• Problem description:
All lines from the top of the records below through the line holding "text=black!85] at (673pt,-167pt)", and only those, should be printed exactly, minus the pictures.

• Exercise data:
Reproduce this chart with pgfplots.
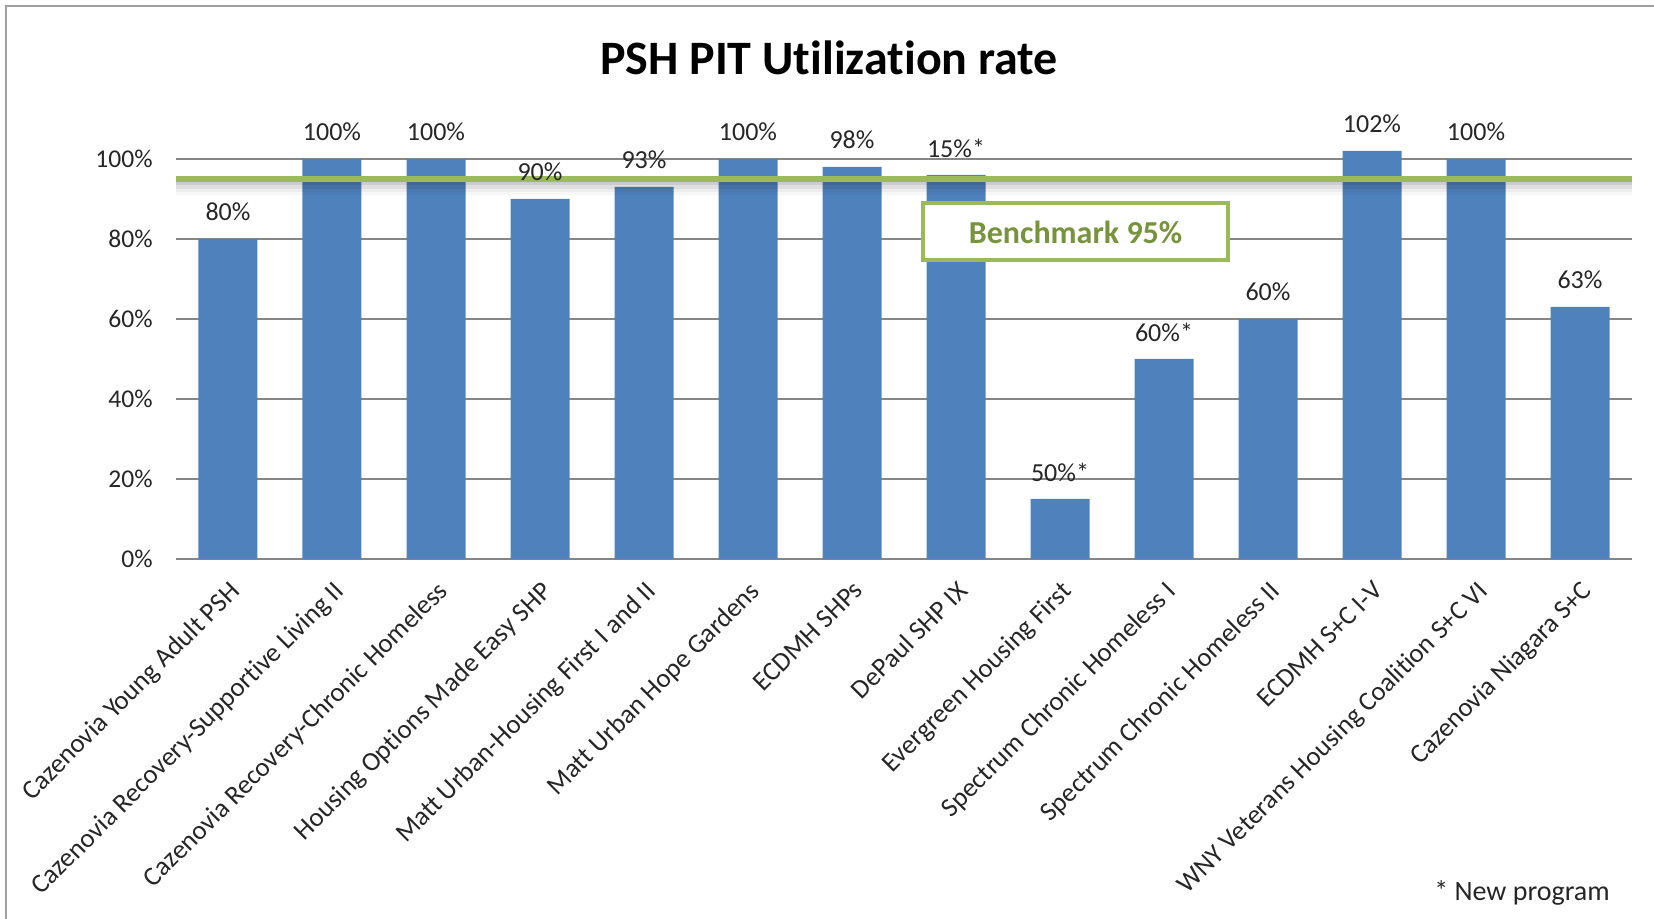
\documentclass[border=0pt]{standalone}
\usepackage{fontspec}
\setmainfont{Carlito}[Ligatures=NoCommon]
\usepackage{pgfplots}
\pgfplotsset{compat=1.18}
\definecolor{barblue}{RGB}{79,129,189}
\definecolor{benchgreen}{RGB}{155,187,89}
\definecolor{benchtext}{RGB}{119,147,60}
\definecolor{gridgray}{RGB}{134,134,134}
\definecolor{framegray}{RGB}{160,160,160}

\begin{document}
\begin{tikzpicture}
% page is 1654x919 px at 0.5pt per px; axis lower left sits at px (176,559)
\useasboundingbox (-88pt,-180pt) rectangle (739pt,279.5pt);
\draw[framegray, line width=1pt] (-85pt,-180pt) -- (-85pt,276.5pt) -- (739pt,276.5pt);
\node[font=\bfseries\fontsize{24}{28}\selectfont] at (326.5pt,250.5pt) {PSH PIT Utilization rate};
\node[font=\fontsize{14}{17}\selectfont, text=black!85] at (673pt,-167pt) {* New program};

\begin{axis}[
at={(0pt,0pt)}, anchor=south west,
scale only axis,
width=728pt, height=210pt,
xmin=-0.5, xmax=13.5,
ymin=0, ymax=105,
ybar,
clip=false,
axis x line*=bottom,
axis y line*=left,
x axis line style={draw=gridgray, line width=0.8pt},
y axis line style={draw=none},
tick style={draw=none},
major tick length=0pt,
ymajorgrids,
grid style={draw=gridgray, line width=0.8pt},
ytick={0,20,40,60,80,100},
yticklabels={0\%,20\%,40\%,60\%,80\%,100\%},
yticklabel style={font=\fontsize{12.8}{15}\selectfont, text=black!85, inner sep=0pt, anchor=east},
yticklabel shift=11.5pt,
xtick={0,1,2,3,4,5,6,7,8,9,10,11,12,13},
xticklabels={
Cazenovia Young Adult PSH,
Cazenovia Recovery-Supportive Living II,
Cazenovia Recovery-Chronic Homeless,
Housing Options Made Easy SHP,
Matt Urban-Housing First  I and II,
Matt Urban Hope Gardens,
ECDMH SHPs,
DePaul SHP IX,
Evergreen Housing First,
Spectrum Chronic Homeless I,
Spectrum Chronic Homeless II,
ECDMH S+C I-V,
WNY Veterans Housing Coalition S+C VI,
Cazenovia Niagara S+C},
xticklabel style={font=\fontsize{13.4}{15}\selectfont, text=black!85, rotate=45, anchor=north east, inner sep=0pt},
xticklabel shift=10pt,
]
\addplot[fill=barblue, draw=none, bar width=29.5pt,
  nodes near coords, point meta=explicit symbolic,
  every node near coord/.append style={anchor=center, yshift=13.5pt, font=\fontsize{13}{15}\selectfont, text=black!85}]
coordinates {
(0,80) [80\%]
(1,100) [100\%]
(2,100) [100\%]
(3,90) [90\%]
(4,93) [93\%]
(5,100) [100\%]
(6,98) [98\%]
(7,96) [15\%*]
(8,15) [50\%*]
(9,50) [60\%*]
(10,60) [60\%]
(11,102) [102\%]
(12,100) [100\%]
(13,63) [63\%]
};
% benchmark line with its soft shadow, built from fading strips
\fill[black, opacity=0.28] (axis cs:-0.5,95) rectangle (axis cs:13.5,94.2);
\fill[black, opacity=0.20] (axis cs:-0.5,94.2) rectangle (axis cs:13.5,93.4);
\fill[black, opacity=0.13] (axis cs:-0.5,93.4) rectangle (axis cs:13.5,92.6);
\fill[black, opacity=0.07] (axis cs:-0.5,92.6) rectangle (axis cs:13.5,91.8);
\fill[black, opacity=0.03] (axis cs:-0.5,91.8) rectangle (axis cs:13.5,91);
\draw[benchgreen, line width=3pt] (axis cs:-0.5,95) -- (axis cs:13.5,95);
\node[draw=benchgreen, line width=2pt, fill=white, minimum width=152.5pt, minimum height=28.5pt,
  text=benchtext, font=\bfseries\fontsize{16}{19}\selectfont] at (axis cs:8.15,81.75) {Benchmark 95\%};
\end{axis}
\end{tikzpicture}
\end{document}
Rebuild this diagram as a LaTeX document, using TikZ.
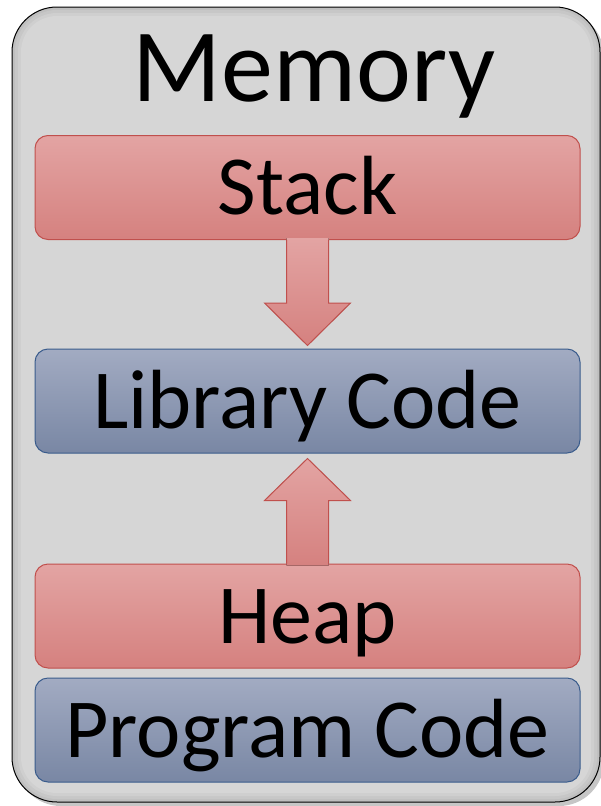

• Solution for this task:
Reproduce this chart with pgfplots.
\documentclass[border=0pt]{standalone}
\usepackage{fontspec}
\setmainfont{Carlito}[Ligatures=NoCommon]
\usepackage{pgfplots}
\pgfplotsset{compat=1.18}
\definecolor{barblue}{RGB}{79,129,189}
\definecolor{benchgreen}{RGB}{155,187,89}
\definecolor{benchtext}{RGB}{119,147,60}
\definecolor{gridgray}{RGB}{134,134,134}
\definecolor{framegray}{RGB}{160,160,160}

\begin{document}
\begin{tikzpicture}
% page is 1654x919 px at 0.5pt per px; axis lower left sits at px (176,559)
\useasboundingbox (-88pt,-180pt) rectangle (739pt,279.5pt);
\draw[framegray, line width=1pt] (-85pt,-180pt) -- (-85pt,276.5pt) -- (739pt,276.5pt);
\node[font=\bfseries\fontsize{24}{28}\selectfont] at (326.5pt,250.5pt) {PSH PIT Utilization rate};
\node[font=\fontsize{14}{17}\selectfont, text=black!85] at (673pt,-167pt) {* New program};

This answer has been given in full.